Trump has had trouble hanging on to allies after he accused Mexican immigrants in a presidential campaign speech last week of bringing drugs, crime and rape into the United States. Since then, NBC and Spanish-language network Univision announced they would no longer air the Miss USA pageant that is less than two weeks away.
Macy’s also announced on Wednesday morning that it was cutting ties with Trump. Although Macy’s is not involved in the Miss USA pageant, the store had been carrying a Donald Trump menswear line, according to The Associated Press.
Trump has mostly stood by his statements. He announced on Wednesday that he filed a $500 million lawsuit against Univision, and he has also threatened to sue NBC.
“If NBC is so weak and so foolish to not understand the serious illegal immigration problem in the United States, coupled with the horrendous and unfair trade deals we are making with Mexico, then their contract violating closure of Miss Universe/Miss USA will be determined in court,” he wrote Monday in a statement on his Instagram page.
The Miss USA pageant has now lost a string of performers, hosts, judges, sponsors and other supporters. On Tuesday, hosts Cheryl Burke — known for her long stint on “Dancing with the Stars” — and MSNBC Live host Thomas Roberts pulled out of co-hosting the pageant.
Jonathan Scott, an HGTV star who was supposed to judge the pageant, announced on Instagram on Monday that he was stepping down as a judge “as I cannot support the views of the powers that be.” Former Miss Universe Zuleyka Rivera, who represented Puerto Rico in the competition, also announced last week that she would no longer judge the competition.
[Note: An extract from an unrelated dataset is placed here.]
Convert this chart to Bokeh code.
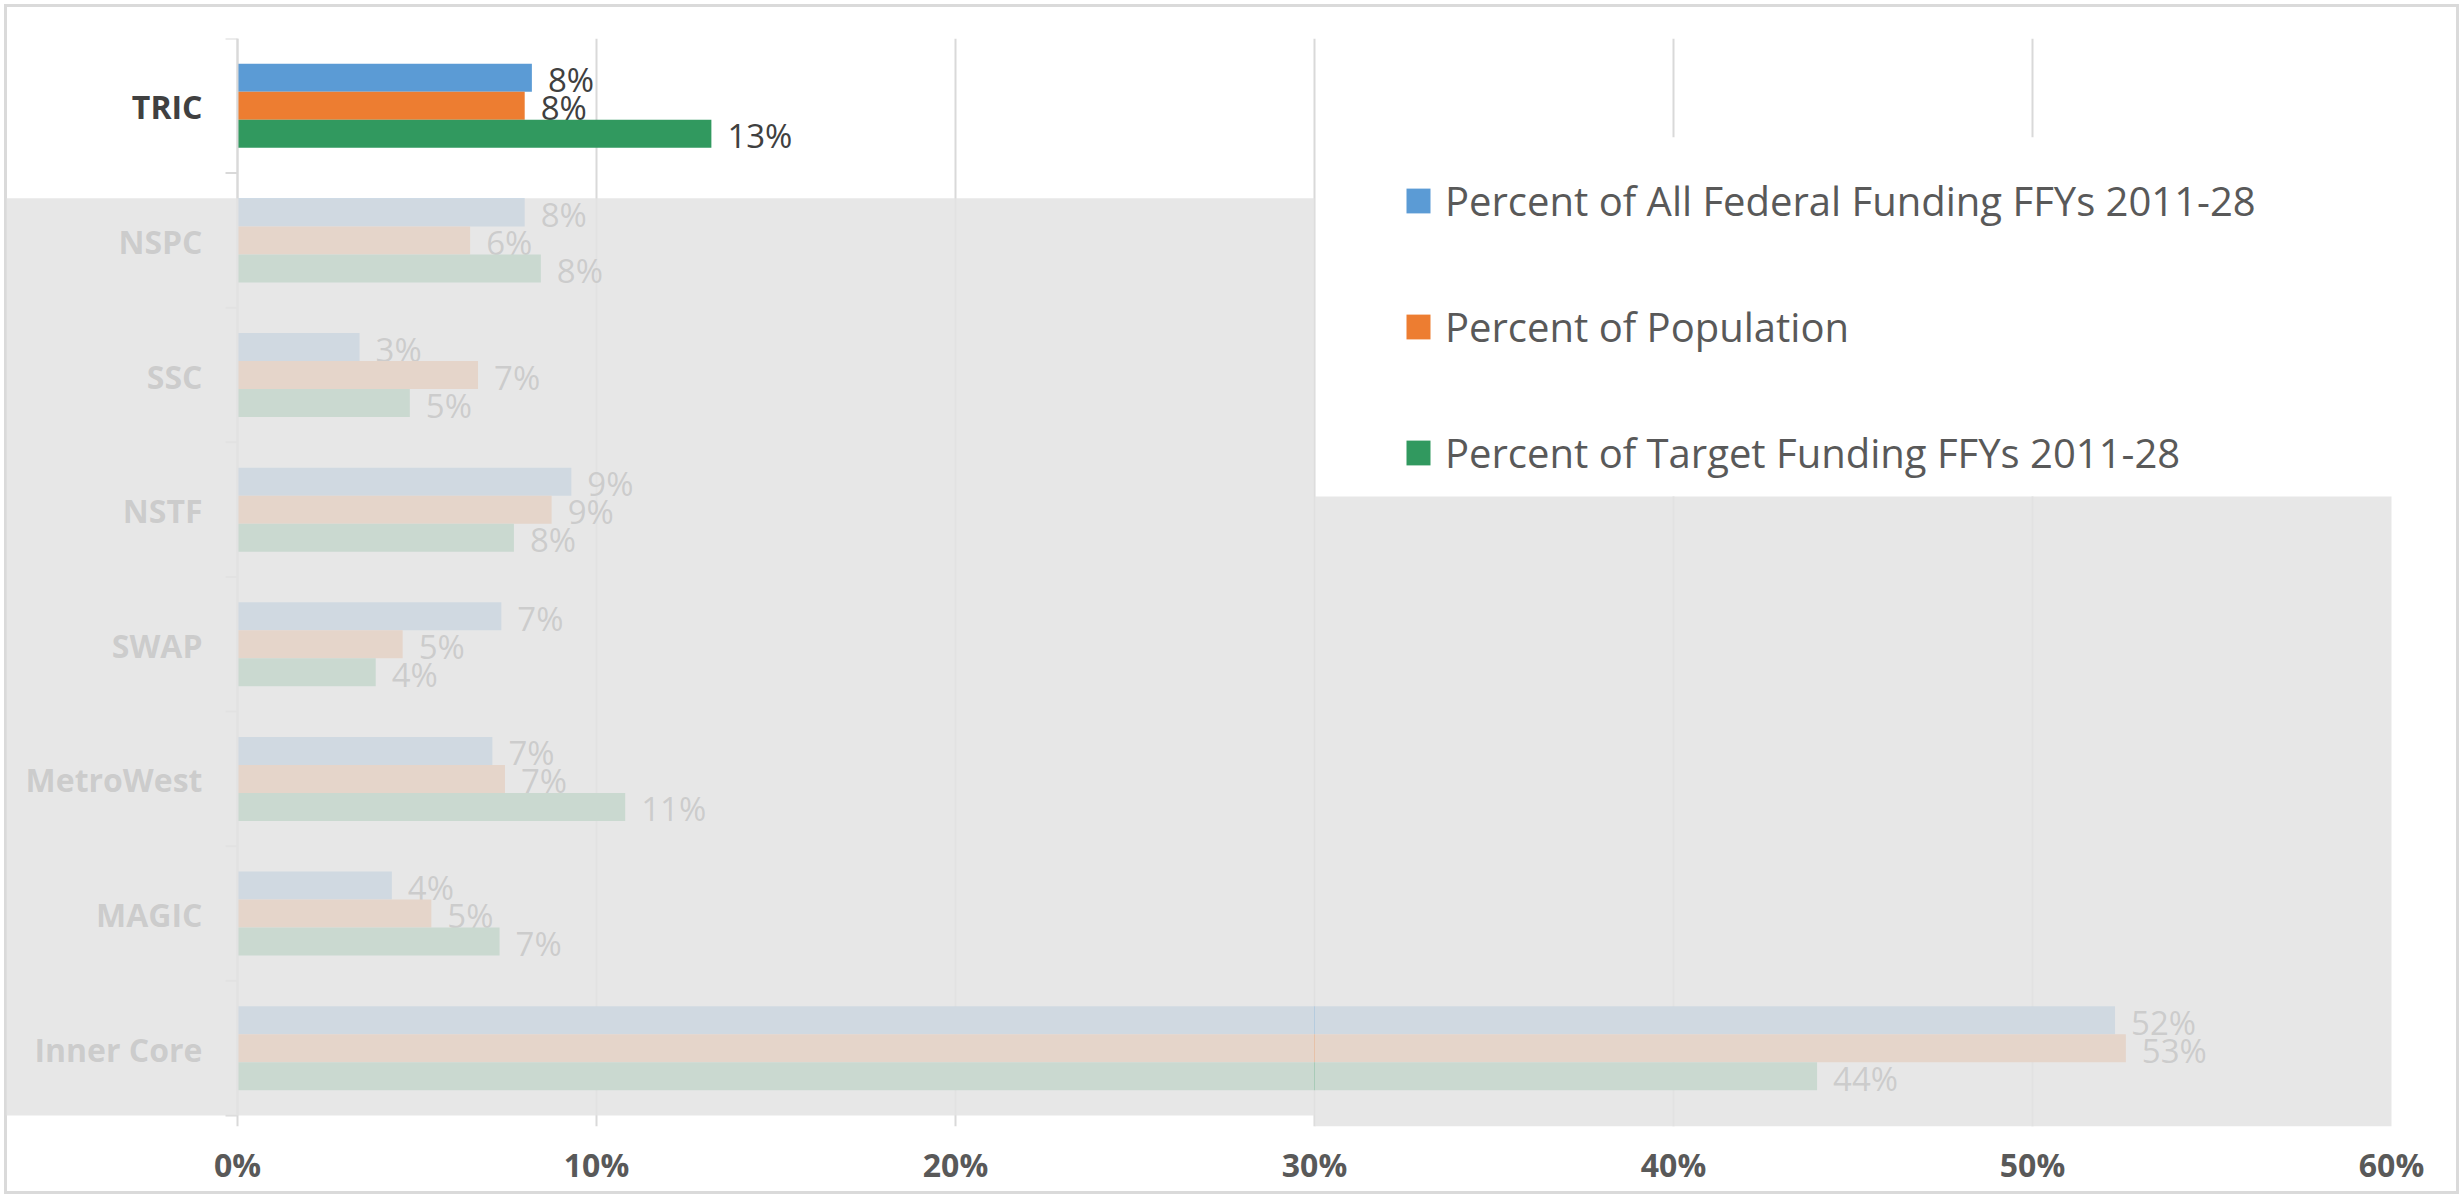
from bokeh.plotting import figure
from bokeh.models import (Range1d, FixedTicker, PrintfTickFormatter,
                          BoxAnnotation, Legend, LegendItem, ColumnDataSource)
from bokeh.transform import dodge
from bokeh.core.properties import value
from bokeh.embed import file_html
from bokeh.resources import INLINE

# ---------------- data ----------------
regions = ["TRIC", "NSPC", "SSC", "NSTF", "SWAP", "MetroWest", "MAGIC", "Inner Core"]
federal_funding = [8.2, 8.0, 3.4, 9.3, 7.35, 7.1, 4.3, 52.3]
population = [8.0, 6.48, 6.7, 8.75, 4.6, 7.45, 5.4, 52.6]
target_funding = [13.2, 8.45, 4.8, 7.7, 3.85, 10.8, 7.3, 44.0]
series_names = ["Percent of All Federal Funding FFYs 2011-28",
                "Percent of Population",
                "Percent of Target Funding FFYs 2011-28"]
series_colors = ["#5B9BD5", "#ED7D31", "#31995F"]
x_ticks = [0, 10, 20, 30, 40, 50, 60]

# ---------------- layout constants ----------------
FONT = "Open Sans"
W, H = 2463, 1198
PX = 35.9            # pixels per percentage point
BAND = 134.6         # pixels per category band
N = len(regions)
frame_right = 2391   # canvas x of the 60% line
frame_bottom = 1126  # canvas y of the frame bottom
axis_bottom = 1115   # canvas y where the category bands end


def pct(vals):
    return ["%d%%" % int(v + 0.5) for v in vals]


def ydata(canvas_y):
    return (axis_bottom - canvas_y) / BAND


def xdata(canvas_x):
    return (canvas_x - (frame_right - 60 * PX)) / PX


# category centres: first region at the top
ypos = [N - 0.5 - i for i in range(N)]

src = ColumnDataSource(dict(
    region=regions, y=ypos,
    fed=federal_funding, pop=population, tgt=target_funding,
    fed_lbl=pct(federal_funding), pop_lbl=pct(population), tgt_lbl=pct(target_funding),
))

p = figure(width=W, height=H, output_backend="svg", toolbar_location=None,
           x_range=Range1d(60 - frame_right / PX, 60),
           y_range=Range1d(ydata(frame_bottom), N),
           y_axis_location=None,
           min_border_left=0, min_border_right=W - frame_right,
           min_border_top=38, min_border_bottom=H - frame_bottom)
p.outline_line_color = None
p.background_fill_color = None
p.border_fill_color = None
p.styles = {"box-shadow": "inset 0 0 0 4px #ffffff, inset 0 0 0 7px #dadada"}

# white panel behind the legend (hides the 40% / 50% grid lines)
p.add_layout(BoxAnnotation(left=30.06, right=59.94, top=ydata(137), bottom=ydata(496),
                           fill_color="white", fill_alpha=1.0, line_color=None,
                           level="underlay"))

bar_h = 0.208
offsets = [bar_h, 0.0, -bar_h]
cols = ["fed", "pop", "tgt"]
bars = []
for col, off, color in zip(cols, offsets, series_colors):
    b = p.hbar(y=dodge("y", off), left=0, right=col,
               height=bar_h, fill_color=color, line_color=None, source=src)
    bars.append(b)
    p.text(x=col, y=dodge("y", off), text=col + "_lbl",
           x_offset=16, y_offset=2, text_baseline="middle", text_align="left",
           text_font=value(FONT), text_font_size="33px", text_color="#404040",
           source=src)

# category axis: line, boundary ticks and labels
p.segment(x0=0, y0=0, x1=0, y1=N, line_color="#d9d9d9", line_width=2)
p.segment(x0=-12 / PX, y0=list(range(N + 1)), x1=0, y1=list(range(N + 1)),
          line_color="#d9d9d9", line_width=2)
p.text(x=0, y="y", text="region", source=src, x_offset=-35, y_offset=1,
       text_align="right", text_baseline="middle",
       text_font=value(FONT), text_font_style="bold", text_font_size="32px",
       text_color="#404040")

# x axis
p.xaxis.ticker = FixedTicker(ticks=x_ticks)
p.xaxis.formatter = PrintfTickFormatter(format="%d%%")
p.xaxis.axis_line_color = None
p.xaxis.major_tick_line_color = None
p.xaxis.minor_tick_line_color = None
p.xaxis.major_label_text_font = FONT
p.xaxis.major_label_text_font_style = "bold"
p.xaxis.major_label_text_font_size = "32px"
p.xaxis.major_label_text_color = "#595959"
p.xaxis.major_label_standoff = 10

p.xgrid.ticker = FixedTicker(ticks=x_ticks)
p.xgrid.grid_line_color = "#d9d9d9"
p.xgrid.grid_line_width = 2
p.ygrid.grid_line_color = None

legend = Legend(items=[LegendItem(label=n, renderers=[r]) for n, r in zip(series_names, bars)],
                location=(1403, frame_bottom - 480), padding=0, margin=0, spacing=71,
                label_height=50, glyph_height=31, glyph_width=30, label_standoff=12,
                background_fill_alpha=0.0, border_line_color=None,
                label_text_font=FONT, label_text_font_size="40px",
                label_text_color="#595959")
p.add_layout(legend)

# grey highlight overlays (everything except TRIC faded)
fade = dict(fill_color="#e3e3e3", fill_alpha=0.86, line_color=None, level="overlay")
p.add_layout(BoxAnnotation(left=xdata(6), right=30, top=ydata(198), bottom=0, **fade))
p.add_layout(BoxAnnotation(left=30, right=xdata(2395), top=ydata(496),
                           bottom=ydata(frame_bottom), **fade))

open("out.html", "w").write(file_html(p, INLINE))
Chilean actor Cristian de la Fuente and Puerto Rican singer and actress Roselyn Sanchez said last week that they would no longer co-host the Miss USA simulcast in Spanish. In a video posted to his Facebook page, de la Fuente called it a shame that Miss USA “is now in the hands of a clown.”
Colombian singer J Balvin also announced last week that he was pulling out of his scheduled performance.
In addition to the sponsors, judges and co-hosts who are dropping from the Miss USA pageant, former Miss Universe Lupita Jones, who represented Mexico, said Tuesday her country will not participate in Miss Universe this year.